As part of its search for a Director of Andrew W. Mellon Foundation-funded project Synergies among Digital Humanities and African American History and Culture, ARHU invites you to attend Dr. Nishani Frazier's talk:

African American Studies and Digital Humanities at the Crossroads:

Recovery, Dissemination and Activist Intervention as an Intentional Model

Fifty years ago, the Congress of Racial Equality (CORE) issued a declaration for black power. This pivotal moment shaped the organization's direction toward black economic development and opened new doors to government and community partnerships.  African American Studies, public history, and oral history methodologies played central roles in the recovery of this fairly unknown period in CORE's existence.  However, this approach also required a philosophical embrace of power sharing and open access during historical production.  This talk explains how this process eventually became a model for intersecting Black Scholarship and Digital Humanities.

 
Dr.
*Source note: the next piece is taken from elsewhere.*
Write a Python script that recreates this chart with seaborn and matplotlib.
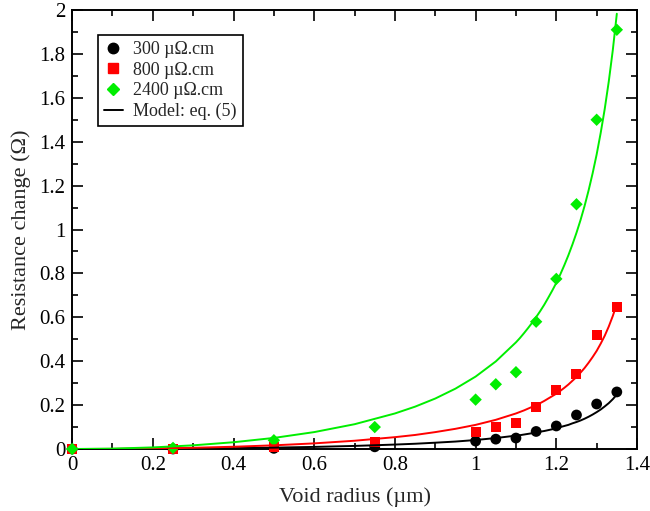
import numpy as np
import pandas as pd
import seaborn as sns
import matplotlib.pyplot as plt
from matplotlib.ticker import MultipleLocator
from matplotlib.lines import Line2D

# measured points
radius = [0, 0.25, 0.5, 0.75, 1.0, 1.05, 1.1, 1.15, 1.2, 1.25, 1.3, 1.35]
r300 = [0, 0.0, 0.003, 0.01, 0.036, 0.045, 0.05, 0.08, 0.105, 0.155, 0.205, 0.26]
r800 = [0, 0.0, 0.01, 0.03, 0.078, 0.10, 0.12, 0.19, 0.27, 0.34, 0.52, 0.645]
r2400 = [0, 0.005, 0.04, 0.10, 0.225, 0.295, 0.35, 0.58, 0.775, 1.115, 1.50, 1.91]

# model curves
model_x = [0, 0.1, 0.2, 0.3, 0.4, 0.5, 0.6, 0.7, 0.8, 0.85, 0.9, 0.95, 1.0, 1.05,
           1.1, 1.11, 1.12, 1.13, 1.14, 1.15, 1.16, 1.17, 1.18, 1.19, 1.2,
           1.21, 1.22, 1.23, 1.24, 1.25, 1.26, 1.27, 1.28, 1.29, 1.3,
           1.31, 1.32, 1.33, 1.34, 1.35]
model_300 = [0, 0.0002, 0.0009, 0.0021, 0.0039, 0.0063, 0.0096, 0.0141, 0.0203,
             0.024, 0.0288, 0.034, 0.041, 0.050,
             0.061, 0.063, 0.066, 0.069, 0.072, 0.075, 0.079, 0.082, 0.086, 0.090, 0.095,
             0.100, 0.105, 0.110, 0.117, 0.123, 0.130, 0.138, 0.147, 0.157, 0.168,
             0.180, 0.194, 0.209, 0.227, 0.248]
model_800 = [0, 0.0006, 0.0024, 0.0056, 0.0103, 0.0168, 0.0257, 0.0377, 0.054,
             0.064, 0.077, 0.092, 0.11, 0.133,
             0.162, 0.169, 0.176, 0.184, 0.192, 0.200, 0.209, 0.219, 0.230, 0.241, 0.252,
             0.265, 0.279, 0.294, 0.311, 0.328, 0.348, 0.369, 0.393, 0.419, 0.447,
             0.480, 0.516, 0.558, 0.606, 0.661]
model_2400 = [0, 0.0018, 0.0073, 0.0168, 0.0309, 0.0505, 0.0771, 0.113, 0.162,
              0.193, 0.230, 0.275, 0.33, 0.399,
              0.486, 0.506, 0.528, 0.551, 0.575, 0.601, 0.628, 0.657, 0.689, 0.722, 0.757,
              0.796, 0.838, 0.883, 0.932, 0.985, 1.043, 1.107, 1.178, 1.256, 1.342,
              1.440, 1.549, 1.674, 1.817, 1.983]

sns.set_style('ticks')
plt.rcParams['font.family'] = ['Liberation Serif', 'DejaVu Serif']

fig = plt.figure(figsize=(6.5, 5.11), dpi=100)
ax = fig.add_axes([0.111, 0.1213, 0.869, 0.8591])

green = '#00ee00'
red = '#ff0000'

pts = pd.DataFrame({'x': radius, 'a': r300, 'b': r800, 'c': r2400})
sns.scatterplot(data=pts, x='x', y='a', ax=ax, color='black', marker='o',
                s=60, edgecolor='none', zorder=3, clip_on=False)
sns.scatterplot(data=pts, x='x', y='b', ax=ax, color=red, marker='s',
                s=52, edgecolor='none', zorder=3, clip_on=False)
sns.scatterplot(data=pts, x='x', y='c', ax=ax, color=green, marker='D',
                s=40, edgecolor='none', zorder=3, clip_on=False)

mdl = pd.DataFrame({'x': model_x, 'a': model_300, 'b': model_800, 'c': model_2400})
sns.lineplot(data=mdl, x='x', y='a', ax=ax, color='black', lw=1.4, zorder=4)
sns.lineplot(data=mdl, x='x', y='b', ax=ax, color=red, lw=1.4, zorder=4)
sns.lineplot(data=mdl, x='x', y='c', ax=ax, color=green, lw=1.4, zorder=4)

ax.set_xlim(0, 1.4)
ax.set_ylim(0, 2)
ax.set_xticks(np.arange(0, 1.41, 0.2))
ax.set_xticklabels(['0', '0.2', '0.4', '0.6', '0.8', '1', '1.2', '1.4'])
ax.set_yticks(np.arange(0, 2.01, 0.2))
ax.set_yticklabels(['0', '0.2', '0.4', '0.6', '0.8', '1', '1.2', '1.4',
                    '1.6', '1.8', '2'])
ax.xaxis.set_minor_locator(MultipleLocator(0.1))
ax.yaxis.set_minor_locator(MultipleLocator(0.1))
ax.tick_params(which='both', direction='in', top=True, right=True,
               labelsize=15, width=1.2, colors='black')
ax.tick_params(which='major', length=8, pad=5)
ax.tick_params(which='minor', length=4)
for sp in ax.spines.values():
    sp.set_linewidth(1.4)
    sp.set_color('black')

ax.set_xlabel('Void radius (µm)', fontsize=16, labelpad=9)
ax.set_ylabel('Resistance change (Ω)', fontsize=16, labelpad=6)

handles = [
    Line2D([], [], ls='none', marker='o', color='black', markersize=7.5),
    Line2D([], [], ls='none', marker='s', color=red, markersize=7),
    Line2D([], [], ls='none', marker='D', color=green, markersize=6),
    Line2D([], [], color='black', lw=1.4),
]
labels = ['300 µΩ.cm', '800 µΩ.cm', '2400 µΩ.cm', 'Model: eq. (5)']
leg = ax.legend(handles, labels, loc='upper left', bbox_to_anchor=(0.046, 0.944),
                fontsize=13, frameon=True, fancybox=False, edgecolor='black',
                framealpha=1, handlelength=1.0, handletextpad=0.6,
                borderpad=0.35, labelspacing=0.2, borderaxespad=0)
leg.get_frame().set_linewidth(1.2)

fig.savefig('out.png', dpi=100)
Nishani Frazier (Ph.D . Columbia University) is Associate Professor of History and Affiliate of Global and Intercultural Studies (Black World Studies Program) at Miami University of Ohio. Her talk is drawn from her forthcoming book, Harambee Nation: Cleveland, CORE and Rise of Black Power (University of Arkansas Press, fall 2016), which examines the philosophical evolution of the Cleveland chapter of the Congress of Racial Equality toward Black Power and the chapter’s influence in perpetuating national CORE’s Black Power policy. Dr. Frazier’s areas of specialization are: U.S. History, African-American History, Public history, Black internationalism, Women’s and feminist history, Culinary history, and Digital Humanities.